Le climat : une urgence qui ne saurait attendre

Le changement climatique a fait l’objet de nombreuses discussions et négociations tout au long du sommet, donnant lieu à la multiplication des appels en faveur d’un renforcement de l’action contre le réchauffement climatique. Le Pacte intègre des références au bilan mondial de la COP28 en décembre 2023, qui prévoit l’abandon progressif des combustibles fossiles dans le cadre d’une « transition juste, ordonnée et équitable » vers des systèmes énergétiques propres.

Bien que la nécessité d’augmenter les financements pour l’action climatique ait été soulignée, les engagements pris en matière de réduction des émissions restent insuffisants pour limiter le réchauffement climatique à 1,5°C au-dessus des niveaux préindustriels. Par ailleurs, le lien explicite entre la paix, la sécurité et le changement climatique a été retiré du Pacte après de nombreuses objections de la Russie et d’autres économies émergentes, alors que 25 des pays les plus vulnérables au changement climatique sont touchés par des conflits.

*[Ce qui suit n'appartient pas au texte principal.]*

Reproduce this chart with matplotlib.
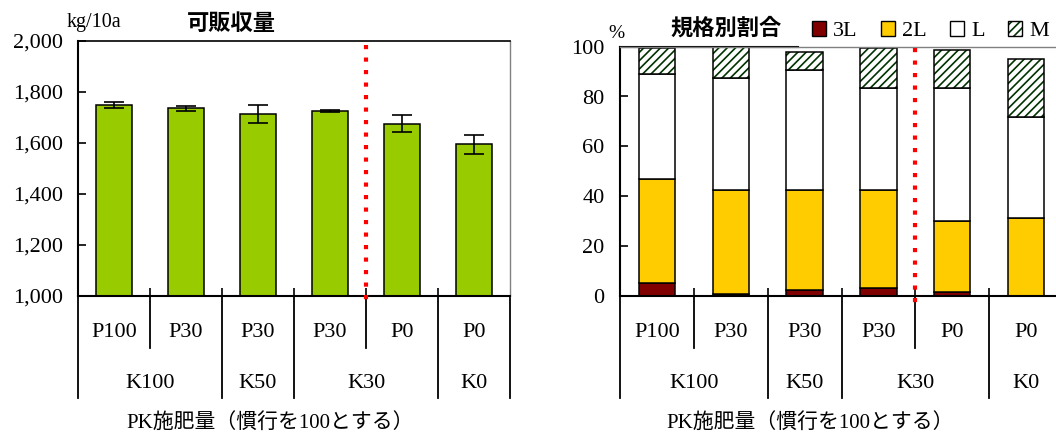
import matplotlib
matplotlib.use('Agg')
import matplotlib.pyplot as plt
from matplotlib.patches import Patch
from matplotlib.legend_handler import HandlerTuple

plt.rcParams['font.family'] = ['Liberation Serif', 'Noto Sans CJK JP']
plt.rcParams['hatch.linewidth'] = 1.2

# カテゴリ（P施肥量 / K施肥量）
p_labels = ['P100', 'P30', 'P30', 'P30', 'P0', 'P0']
k_labels = ['K100', 'K50', 'K30', 'K0']
k_centers = [0.5, 2, 3.5, 5]
short_div = [0.5, 3.5]
long_div = [-0.5, 1.5, 2.5, 4.5, 5.5]

# 可販収量 (kg/10a)
yield_mean = [1750, 1735, 1713, 1727, 1676, 1594]
yield_err = [12, 8, 35, 4, 33, 37]
yield_ticks = [1000, 1200, 1400, 1600, 1800, 2000]

# 規格別割合 (%)
share_3l = [5.2, 0.7, 2.2, 3.0, 1.4, 0.0]
share_2l = [41.8, 41.7, 40.2, 39.4, 28.6, 31.3]
share_l = [41.9, 45.0, 48.1, 41.1, 53.4, 40.3]
share_m = [10.6, 12.6, 7.5, 15.9, 15.3, 23.4]
share_ticks = [0, 20, 40, 60, 80, 100]

xlabel = 'PK施肥量（慣行を100とする）'
c_green = '#99CC00'
c_3l = '#800000'
c_2l = '#FFCC00'
c_hatch = '#003300'
fs = 16

W, H = 1056, 436
fig = plt.figure(figsize=(W / 100, H / 100), dpi=100)
ax1 = fig.add_axes([78 / W, 1 - 295.7 / H, 432 / W, 254.7 / H])
ax2 = fig.add_axes([620 / W, 1 - 295.7 / H, 443 / W, 249 / H])
x = range(len(p_labels))


def group_axis(ax, label_x):
    h = ax.get_position().height * H
    tr = ax.get_xaxis_transform()
    for d in long_div:
        ax.plot([d, d], [0, -102 / h], color='black', lw=1.3, transform=tr, clip_on=False)
    for d in short_div:
        ax.plot([d, d], [0, -52 / h], color='black', lw=1.3, transform=tr, clip_on=False)
    for i, t in enumerate(p_labels):
        ax.text(i, -37 / h, t, ha='center', va='center', transform=tr, fontsize=fs)
    for c, t in zip(k_centers, k_labels):
        ax.text(c, -88 / h, t, ha='center', va='center', transform=tr, fontsize=fs)
    ax.text(label_x, -127 / h, xlabel, ha='center', va='center',
            transform=ax.transAxes, fontsize=15)
    ax.set_xlim(-0.5, 5.5)
    ax.set_xticks([0.5, 1.5, 2.5, 3.5, 4.5])
    ax.set_xticklabels([])
    ax.tick_params(axis='x', direction='in', length=6, width=1.2)
    ax.tick_params(axis='y', direction='in', length=6, width=1.2, pad=11, labelsize=fs)


def red_line(ax, top, bottom):
    ax.plot([3.5, 3.5], [top, bottom], color='#FF0000', lw=3, ls=(0, (1, 2)),
            transform=ax.get_xaxis_transform(), clip_on=False, zorder=5)


# 左：可販収量
ax1.bar(x, [m - 1000 for m in yield_mean], bottom=1000, width=0.49, color=c_green,
        edgecolor='black', lw=1.1)
ax1.errorbar(x, yield_mean, yerr=yield_err, fmt='none', ecolor='black',
             elinewidth=1.2, capsize=7, capthick=1.2)
ax1.set_ylim(1000, 2000)
ax1.set_yticks(yield_ticks)
ax1.set_yticklabels([f'{v:,}' for v in yield_ticks])
group_axis(ax1, 0.445)
red_line(ax1, 0.984, -0.025)
for s in ['left', 'bottom']:
    ax1.spines[s].set_linewidth(1.5)
ax1.spines['top'].set_linewidth(1.2)
ax1.spines['right'].set_color('#808080')
ax1.spines['right'].set_linewidth(1.0)

# 右：規格別割合
b1 = share_3l
b2 = [a + b for a, b in zip(b1, share_2l)]
b3 = [a + b for a, b in zip(b2, share_l)]
ax2.bar(x, share_3l, width=0.49, color=c_3l, edgecolor='black', lw=1.1)
ax2.bar(x, share_2l, bottom=b1, width=0.49, color=c_2l, edgecolor='black', lw=1.1)
ax2.bar(x, share_l, bottom=b2, width=0.49, color='white', edgecolor='black', lw=1.1)
ax2.bar(x, share_m, bottom=b3, width=0.49, color='white', edgecolor=c_hatch,
        hatch='////', lw=0)
ax2.bar(x, share_m, bottom=b3, width=0.49, color='none', edgecolor='black', lw=1.1)
ax2.set_ylim(0, 100)
ax2.set_yticks(share_ticks)
group_axis(ax2, 0.43)
red_line(ax2, 0.995, -0.03)
for s in ['left', 'bottom']:
    ax2.spines[s].set_linewidth(1.5)
ax2.spines['top'].set_color('#808080')
ax2.spines['top'].set_linewidth(1.0)
ax2.axhline(100, xmin=0, xmax=178 / 443, color='black', lw=1.5, clip_on=False)

# タイトル・単位
fig.text(231 / W, 1 - 23 / H, '可販収量', ha='center', va='center', fontsize=16,
         fontweight='bold', family='Noto Sans CJK JP')
fig.text(94 / W, 1 - 22 / H, 'kg/10a', ha='center', va='center', fontsize=14.5)
fig.text(726 / W, 1 - 28 / H, '規格別割合', ha='center', va='center', fontsize=16,
         fontweight='bold', family='Noto Sans CJK JP')
fig.text(616 / W, 1 - 33 / H, '%', ha='center', va='center', fontsize=14)

handles = [Patch(facecolor=c_3l, edgecolor='black'),
           Patch(facecolor=c_2l, edgecolor='black'),
           Patch(facecolor='white', edgecolor='black'),
           (Patch(facecolor='white', edgecolor=c_hatch, hatch='////', lw=0),
            Patch(facecolor='none', edgecolor='black'))]
fig.legend(handles, ['3L', '2L', 'L', 'M'], handler_map={tuple: HandlerTuple(ndivide=1, pad=0)},
           ncol=4, loc='center left', bbox_to_anchor=(812 / W, 1 - 31 / H), frameon=False,
           fontsize=fs, handlelength=0.65, handleheight=0.65, handletextpad=0.3,
           columnspacing=1.05, borderpad=0, borderaxespad=0)

fig.savefig('out.png', dpi=100)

Le défi de la mise en œuvre

Le succès du Pacte pour l’Avenir dépendra en grande mesure de sa mise en œuvre. Les États membres devront traduire les engagements pris lors du sommet en actions concrètes. La prochaine Conférence internationale sur le financement du développement (FfD4), prévue pour 2025 en Espagne, sera une occasion cruciale d’évaluer les progrès accomplis et de renforcer la mobilisation des ressources pour le développement durable.

Le Pacte prévoit d’ores et déjà que l’Assemblée générale rende compte des avancées des mesures prévues par le Pacte pour l’Avenir, ainsi que la Déclaration des Générations futures en 2028, et le Pacte numérique mondial en 2027.